Data section =
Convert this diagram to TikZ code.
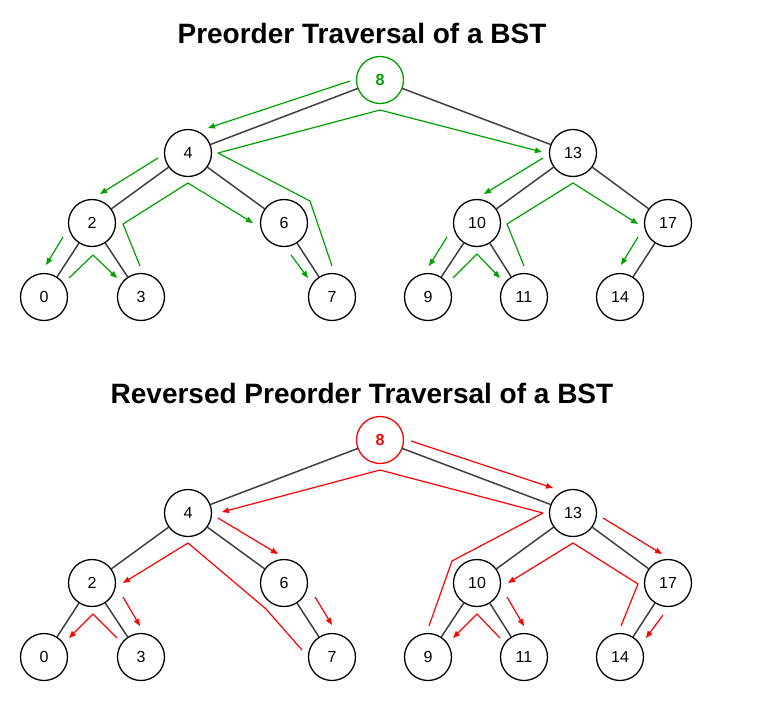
\documentclass[tikz,border=0pt]{standalone}
\usepackage{fontspec}
\setmainfont{Liberation Sans}
\usepackage{tikz}
\usetikzlibrary{arrows.meta}
\definecolor{pgreen}{RGB}{0,160,0}
\definecolor{pred}{RGB}{255,0,0}
\definecolor{edgegray}{RGB}{64,64,64}

\begin{document}
\begin{tikzpicture}[line cap=round,line join=round,>={Triangle[length=7pt,width=5.5pt]},x=1pt,y=-1pt,
  vertex/.style={circle,draw=black,line width=1.3pt,minimum size=47pt,inner sep=0pt,fill=white,font=\fontsize{16}{16}\selectfont},
  rootvertex/.style={vertex,font=\fontsize{16}{16}\selectfont\bfseries},
  edge/.style={draw=edgegray,line width=1.5pt},
  trav/.style={line width=1.2pt,line cap=butt},
  title/.style={anchor=base,font=\fontsize{28}{28}\selectfont\bfseries}]
\useasboundingbox (0,0) rectangle (761,702);
% titles
\node[title] (ttitle) at (362,43) {Preorder Traversal of a BST};
\node[title] (btitle) at (362,403) {Reversed Preorder Traversal of a BST};
% the two trees
\node[rootvertex,draw=pgreen,text=pgreen] (t8) at (380,80) {8};
\node[rootvertex,draw=pred,text=pred] (b8) at (380,440) {8};
\foreach \p/\dy in {t/0,b/360} {
  \foreach \n/\x/\y in {4/188/153,13/573/153,2/92/223,6/284/223,10/477/223,17/668/223,0/44/297,3/141/297,7/332/297,9/428/297,11/524/297,14/620/297}
    \node[vertex] (\p\n) at (\x,\y+\dy) {\n};
  \foreach \a/\b in {8/4,8/13,4/2,4/6,2/0,2/3,6/7,13/10,13/17,10/9,10/11,17/14}
    \draw[edge] (\p\a) -- (\p\b);
}
% preorder
\begin{scope}[trav,draw=pgreen,fill=pgreen]
\draw[->] (350,81) -- (208,128);
\draw[->] (332,266) -- (310,201) -- (218,153) -- (380,110) -- (542,152);
\draw[->] (158,158) -- (100,194);
\draw[->] (140,266) -- (123,224) -- (188,183) -- (253,223);
\draw[->] (63,237) -- (46,265);
\draw[->] (69,278) -- (93,255) -- (117,278);
\draw[->] (291,255) -- (308,278);
\draw[->] (543,158) -- (484,194);
\draw[->] (447,237) -- (429,266);
\draw[->] (453,278) -- (477,254) -- (500,278);
\draw[->] (524,266) -- (507,224) -- (573,183) -- (638,224);
\draw[->] (638,237) -- (621,265);
\end{scope}
% reversed preorder
\begin{scope}[trav,draw=pred,fill=pred]
\draw[->] (411,441) -- (553,488);
\draw[->] (603,518) -- (662,554);
\draw[->] (663,615) -- (646,638);
\draw[->] (621,626) -- (638,584) -- (573,543) -- (508,583);
\draw[->] (507,597) -- (524,626);
\draw[->] (500,638) -- (477,614) -- (453,638);
\draw[->] (429,626) -- (452,561) -- (543,513) -- (380,470) -- (222,512);
\draw[->] (218,518) -- (278,554);
\draw[->] (315,597) -- (332,625);
\draw[->] (302,650) -- (266,609) -- (188,543) -- (123,583);
\draw[->] (123,597) -- (140,626);
\draw[->] (117,638) -- (93,614) -- (69,638);
\end{scope}
\end{tikzpicture}
\end{document}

Brief =
Repeat the material above verbatim. Leave the pictures behind.

Result of this exercise =
Convert this diagram to TikZ code.
\documentclass[tikz,border=0pt]{standalone}
\usepackage{fontspec}
\setmainfont{Liberation Sans}
\usepackage{tikz}
\usetikzlibrary{arrows.meta}
\definecolor{pgreen}{RGB}{0,160,0}
\definecolor{pred}{RGB}{255,0,0}
\definecolor{edgegray}{RGB}{64,64,64}

\begin{document}
\begin{tikzpicture}[line cap=round,line join=round,>={Triangle[length=7pt,width=5.5pt]},x=1pt,y=-1pt,
  vertex/.style={circle,draw=black,line width=1.3pt,minimum size=47pt,inner sep=0pt,fill=white,font=\fontsize{16}{16}\selectfont},
  rootvertex/.style={vertex,font=\fontsize{16}{16}\selectfont\bfseries},
  edge/.style={draw=edgegray,line width=1.5pt},
  trav/.style={line width=1.2pt,line cap=butt},
  title/.style={anchor=base,font=\fontsize{28}{28}\selectfont\bfseries}]
\useasboundingbox (0,0) rectangle (761,702);
% titles
\node[title] (ttitle) at (362,43) {Preorder Traversal of a BST};
\node[title] (btitle) at (362,403) {Reversed Preorder Traversal of a BST};
% the two trees
\node[rootvertex,draw=pgreen,text=pgreen] (t8) at (380,80) {8};
\node[rootvertex,draw=pred,text=pred] (b8) at (380,440) {8};
\foreach \p/\dy in {t/0,b/360} {
  \foreach \n/\x/\y in {4/188/153,13/573/153,2/92/223,6/284/223,10/477/223,17/668/223,0/44/297,3/141/297,7/332/297,9/428/297,11/524/297,14/620/297}
    \node[vertex] (\p\n) at (\x,\y+\dy) {\n};
  \foreach \a/\b in {8/4,8/13,4/2,4/6,2/0,2/3,6/7,13/10,13/17,10/9,10/11,17/14}
    \draw[edge] (\p\a) -- (\p\b);
}
% preorder
\begin{scope}[trav,draw=pgreen,fill=pgreen]
\draw[->] (350,81) -- (208,128);
\draw[->] (332,266) -- (310,201) -- (218,153) -- (380,110) -- (542,152);
\draw[->] (158,158) -- (100,194);
\draw[->] (140,266) -- (123,224) -- (188,183) -- (253,223);
\draw[->] (63,237) -- (46,265);
\draw[->] (69,278) -- (93,255) -- (117,278);
\draw[->] (291,255) -- (308,278);
\draw[->] (543,158) -- (484,194);
\draw[->] (447,237) -- (429,266);
\draw[->] (453,278) -- (477,254) -- (500,278);
\draw[->] (524,266) -- (507,224) -- (573,183) -- (638,224);
\draw[->] (638,237) -- (621,265);
\end{scope}
% reversed preorder
\begin{scope}[trav,draw=pred,fill=pred]
\draw[->] (411,441) -- (553,488);
\draw[->] (603,518) -- (662,554);
\draw[->] (663,615) -- (646,638);
\draw[->] (621,626) -- (638,584) -- (573,543) -- (508,583);
\draw[->] (507,597) -- (524,626);
\draw[->] (500,638) -- (477,614) -- (453,638);
\draw[->] (429,626) -- (452,561) -- (543,513) -- (380,470) -- (222,512);
\draw[->] (218,518) -- (278,554);
\draw[->] (315,597) -- (332,625);
\draw[->] (302,650) -- (266,609) -- (188,543) -- (123,583);
\draw[->] (123,597) -- (140,626);
\draw[->] (117,638) -- (93,614) -- (69,638);
\end{scope}
\end{tikzpicture}
\end{document}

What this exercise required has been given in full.